During all of this, a huge logging truck pulled up outside the sauna. It turned out I needed to move my car which, in hindsight, was parked in the most appalling place, blocking two dirt roads and the work of council staff getting the forest in shape. When told, I chucked on my coat over my swimming shorts, slipped on a pair of too-small flip flops and, felt sauna hat on my head, dashed off to move it somewhere less inconvenient. It turns out you can do basic driving manoeuvres in this attire and will bring cheer to all of those you see thanks to how you dressed.
When it was time to leave, I came away feeling magical, lifted up by a process I find to be spiritually beneficial at its core. I might not have work or much money, but I am grateful for a full life that is filled with love and left full of hope.
I’ve made sure January is about doing. And in doing so, I’ve found a way for it to be not shit. It’s definitely worth a try.
Ah joe! You are a singularly maginificent human.
You absolutely give yourself over to the moment and the moment is always elevated by your inclusion.
My absolute favourite moment of yesterday was you in your coat, sauna hat and tiny flip flops combo with your bare legs, trying to move your car out of the way of two massive council vehicles as the moved the mountain of woodchip. And the forest school leader trying to navigate handing children over to parents in cars, somehow squeezed into the melee.
And the bemused look on the drivers' faces as they tried to understand what the absolute fuck was happening.
You have the most incredibly buoyant personality.
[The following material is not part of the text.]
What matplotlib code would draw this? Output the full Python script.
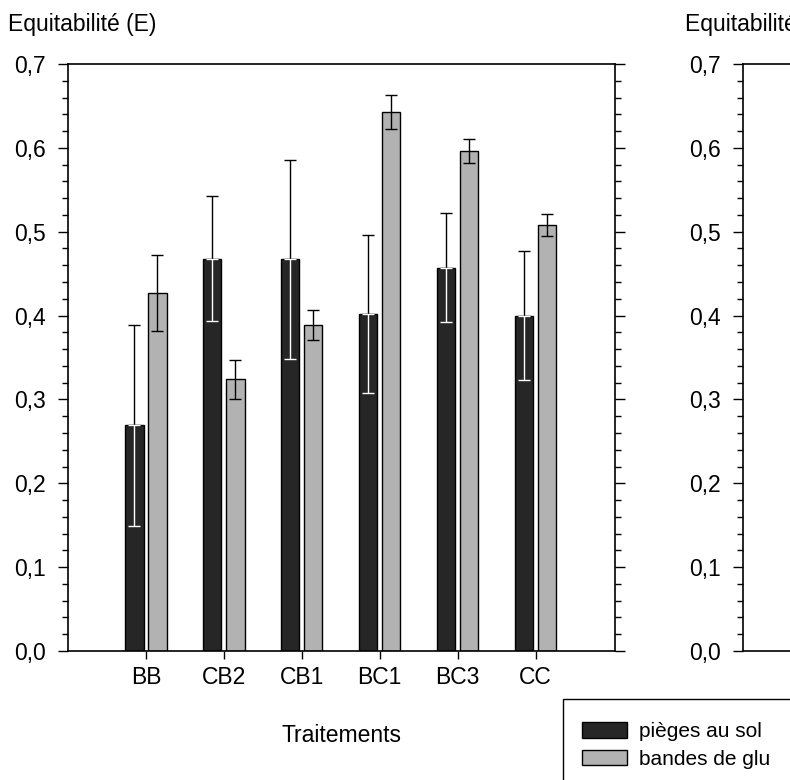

Your capacity for joy and puckishness is fantastic to have around.
Xx
I think like this too Joe, the promise of January despite hardship. And I'm a recent recruit to sauna now I know about the magic of the felt hats, yet to go up to the Stanmer one though you're the second person to tell of its magic. And just if you haven't heard, do check out Kari Leibowitz, a mindset researcher whos book How to Winter (and her substack) are great insights into changing our view of dark days.